Solopos.com, KUDUS – Gunung Rahtawu atau Wukir Rahtawu yang berarti puncak 29 merupakan salah satu gugusan gunung yang ada di Kabupaten Kudus.
Rahtawu sebenarnya adalah nama desa di lereng Gunung Muria yang masuk dalam area Kecamatan Gebog.
Bagi masyarakat Kudus, Gunung Rahtawu menyimpan banyak misteri, banyak ditemukan daerah petilasan dengan nama-nama tokoh pewayangan leluhur pandawa, seperti petilasan eyang sakri, lokajaya, pandu, palasara, dan abiyoso.
Selain itu, ada kawasan yang diberi nama jonggring saloka dan puncak songolikur. Petilasan-petilasan ini menjadi daya tarik bagi masyarakat yang hendak melakukan ziarah dan mencari wangsit.
Rahtawu mempunyai arti darah yang bercecer.
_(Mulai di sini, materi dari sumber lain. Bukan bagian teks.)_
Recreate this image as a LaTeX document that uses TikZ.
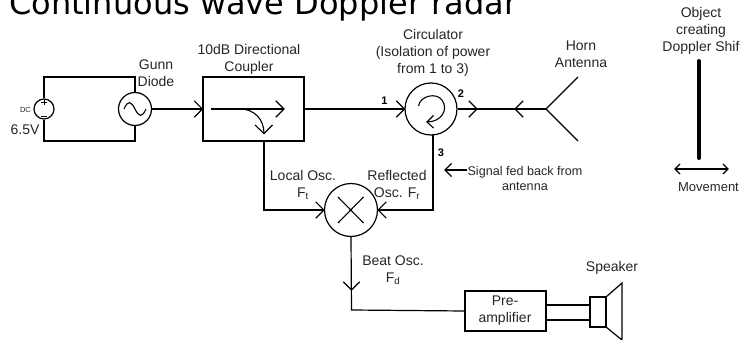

Menurut mitos, Wukir Rahtawu merupakan tempat pertapaan Resi Manumayasa sampai Began Abiyoso yang merupakan leluhur Pandawa dan Korawa.
Menurut cerita babad dan purwa, konon leluhur Raja-Raja Jawa merupakan keturunan dinasti Bharata atau Shangyang.
Hingga sekarang masih banyak petilasan dari tokoh pewayangan yang masih dirawat oleh masyarakat sekitar.
Tidak heran, jika para penyuka mistis selalu berdatangan di kawasan ini untuk merasakan seberapa kuat aura kemistisan yang ada di kawasan tersebut.
Melalui pantauan Solopos.com di kanal Youtube Tradaya TV, Minggu (6/6/2021), konon diyakini bahwa Gunung Rahtawu itu dihuni oleh siluman ular.
Menurut juru kunci Desa Rahtawu, sosok siluman ular ini memang sering menampakan diri.
Mbah Bukari menjelaskan, bahwa siluman ini berfisik ular namun kepalanya manusia. Dikabarkan, banyak orang yang pernah mengalami penampakan sosok siluman ini.
Karakter siluman ini saat menampakkan diri, langsung pergi secepat kilat.
Selain itu, gunung ini juga memiliki batu-batu pipih yang bagus untuk bangunan. Namun, karena gunung tersebut memiliki aura kemistikan yang kuat, pengunjung yang datang di kawasan itu dilarang membawa satupun batu atau barang lain yang memang berasal dari kasawan tersebut.
Jika nekat mengambil, kemungkinan orang yang mengambil batu atau benda-benda dari kawasan Rahtawu itu akan menderita suatu penyakit dan akan sembuh saat batu yang diambil dikembalikan ke tempat asalnya di kawasan Rahtawu.
Mbah Bukari menambahkan, jika tidak dikembalikan, roh dari kawasan Rahtawu ini akan meminta tumbal berupa ayam seberanak yang merupakan sandi untuk persembahan satu keluarga dari orang yang mengambil batu atau benda dari kawasan Rahtawu tersebut.
Hal lain yang aneh dari kawasan Rahtawu ini adalah meskipun semua petilasan yang ada di kawasan tersebut adalah tokoh pewayangan (Mahabarata Hindu), namun pertunjukan pewayangan dianggap tabu, sehingga dilarang untuk ditampilkan.
Konon pernah ada yang melanggar dengan menggelar acara pentas pewayangan, lalu tiba-tiba terjadi angin rebut yang menghancurkan rumah dan dukuh yang menggelar pertunjukan pewayangan tersebut.